Input:
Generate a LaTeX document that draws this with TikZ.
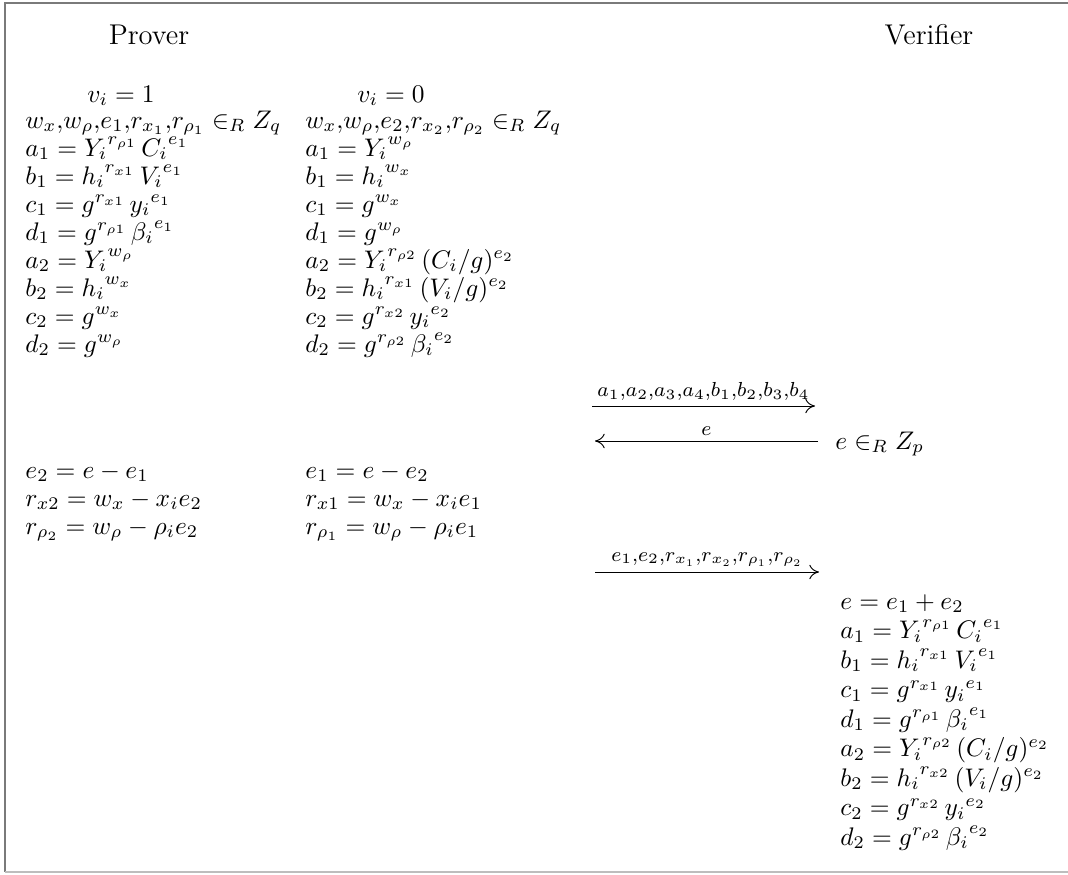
\RequirePackage{fix-cm}
\documentclass[tikz,border=0pt]{standalone}
\usepackage{amsmath,amssymb}
\usepackage{tikz}
\usetikzlibrary{arrows.meta,positioning}
\definecolor{frameGray}{HTML}{7A7A7A}
\definecolor{frameLight}{HTML}{BDBDBD}
\tikzset{
  eqn/.style={anchor=base west, inner sep=0pt, font=\fontsize{10.5}{12.5}\selectfont},
  head/.style={anchor=base, inner sep=0pt, font=\fontsize{10.5}{12.5}\selectfont},
  party/.style={anchor=base, inner sep=0pt, font=\fontsize{11.8}{14}\selectfont},
  msg/.style={-{To[length=4pt,width=6pt]}, line width=0.4pt},
  msglabel/.style={above=1pt, inner sep=1pt, font=\fontsize{8.4}{10}\selectfont},
}

\begin{document}
\begin{tikzpicture}[x=0.413pt, y=-0.413pt]
  \useasboundingbox (0,0) rectangle (1068,874);
  % frame: left, top and bottom rules only
  \draw[frameGray, line width=1pt] (1068,3) -- (5,3) -- (5,872);
  \draw[frameLight, line width=1pt] (5,872) -- (1068,872);

  \node[party] (prover) at (149,44) {Prover};
  \node[party] (verifier) at (929,44) {Verifier};
  \node[head] (vone) at (121,102) {$v_i=1$};
  \node[head] (vzero) at (391,102) {$v_i=0$};

  % commitments when v_i = 1
  \foreach \eq [count=\k] in {
    {w_x{,}w_\rho{,}e_1{,}r_{x_1}{,}r_{\rho_1}\in_R Z_q},
    {a_1={Y_i}^{r_{\rho1}}\,{C_i}^{e_1}},
    {b_1={h_i}^{r_{x1}}\,{V_i}^{e_1}},
    {c_1=g^{r_{x1}}\,{y_i}^{e_1}},
    {d_1=g^{r_{\rho1}}\,{\beta_i}^{e_1}},
    {a_2={Y_i}^{w_\rho}},
    {b_2={h_i}^{w_x}},
    {c_2=g^{w_x}},
    {d_2=g^{w_\rho}}}
    \node[eqn] (pone\k) at (25,{128+28*(\k-1)}) {$\eq$};

  % commitments when v_i = 0
  \foreach \eq [count=\k] in {
    {w_x{,}w_\rho{,}e_2{,}r_{x_2}{,}r_{\rho_2}\in_R Z_q},
    {a_1={Y_i}^{w_\rho}},
    {b_1={h_i}^{w_x}},
    {c_1=g^{w_x}},
    {d_1=g^{w_\rho}},
    {a_2={Y_i}^{r_{\rho2}}\,(C_i/g)^{e_2}},
    {b_2={h_i}^{r_{x1}}\,(V_i/g)^{e_2}},
    {c_2=g^{r_{x2}}\,{y_i}^{e_2}},
    {d_2=g^{r_{\rho2}}\,{\beta_i}^{e_2}}}
    \node[eqn] (pzero\k) at (305,{128+28*(\k-1)}) {$\eq$};

  % responses
  \foreach \eq [count=\k] in {
    {e_2=e-e_1},
    {r_{x2}=w_x-x_ie_2},
    {r_{\rho_2}=w_\rho-\rho_ie_2}}
    \node[eqn] (rone\k) at (25,{478+28*(\k-1)}) {$\eq$};
  \foreach \eq [count=\k] in {
    {e_1=e-e_2},
    {r_{x1}=w_x-x_ie_1},
    {r_{\rho_1}=w_\rho-\rho_ie_1}}
    \node[eqn] (rzero\k) at (305,{478+28*(\k-1)}) {$\eq$};

  % verifier checks
  \foreach \eq [count=\k] in {
    {e=e_1+e_2},
    {a_1={Y_i}^{r_{\rho1}}\,{C_i}^{e_1}},
    {b_1={h_i}^{r_{x1}}\,{V_i}^{e_1}},
    {c_1=g^{r_{x1}}\,{y_i}^{e_1}},
    {d_1=g^{r_{\rho1}}\,{\beta_i}^{e_1}},
    {a_2={Y_i}^{r_{\rho2}}\,(C_i/g)^{e_2}},
    {b_2={h_i}^{r_{x2}}\,(V_i/g)^{e_2}},
    {c_2=g^{r_{x2}}\,{y_i}^{e_2}},
    {d_2=g^{r_{\rho2}}\,{\beta_i}^{e_2}}}
    \node[eqn] (ver\k) at (840,{609+29.5*(\k-1)}) {$\eq$};

  \node[eqn] (chal) at (835,449) {$e\in_R Z_p$};

  % messages
  \coordinate (commitL) at (592,406);
  \coordinate (commitR) at (815,406);
  \coordinate (challL) at (595,441);
  \coordinate (challR) at (818,441);
  \coordinate (respL) at (595,572);
  \coordinate (respR) at (819,572);
  \draw[msg] (commitL) -- node[msglabel]
    {$a_1{,}a_2{,}a_3{,}a_4{,}b_1{,}b_2{,}b_3{,}b_4$} (commitR);
  \draw[msg] (challR) -- node[msglabel] {$e$} (challL);
  \draw[msg] (respL) -- node[msglabel]
    {$e_1{,}e_2{,}r_{x_1}{,}r_{x_2}{,}r_{\rho_1}{,}r_{\rho_2}$} (respR);
\end{tikzpicture}
\end{document}
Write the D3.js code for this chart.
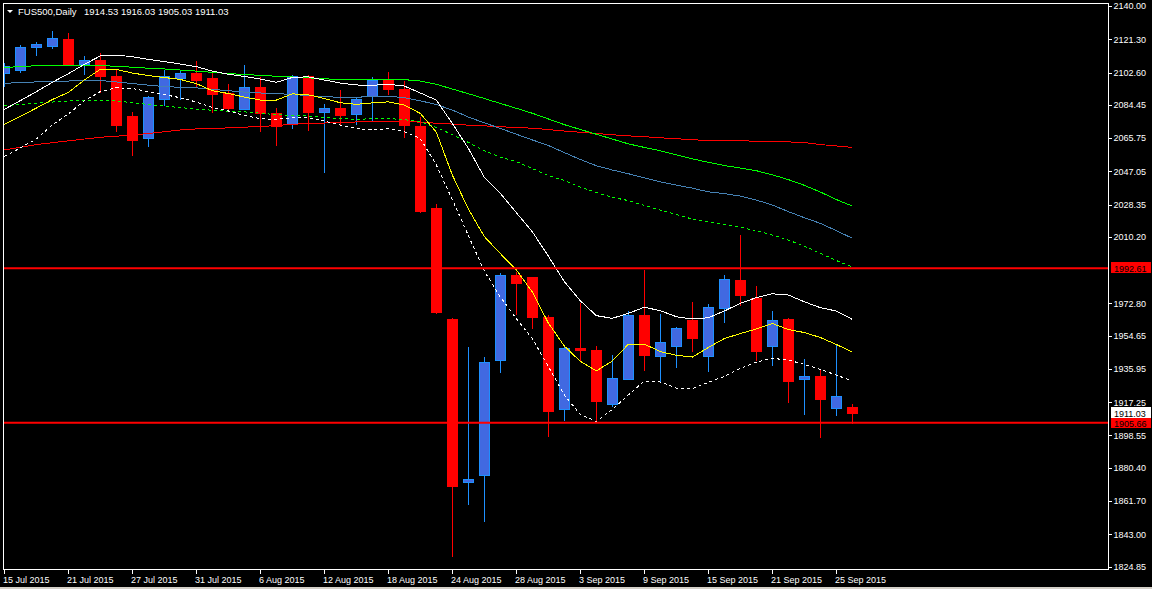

The exercise: Search the data above for the string "this" and copy each line that has it.

Task solution:
Generate a LaTeX document that draws this with TikZ.
Write the D3.js code for this chart.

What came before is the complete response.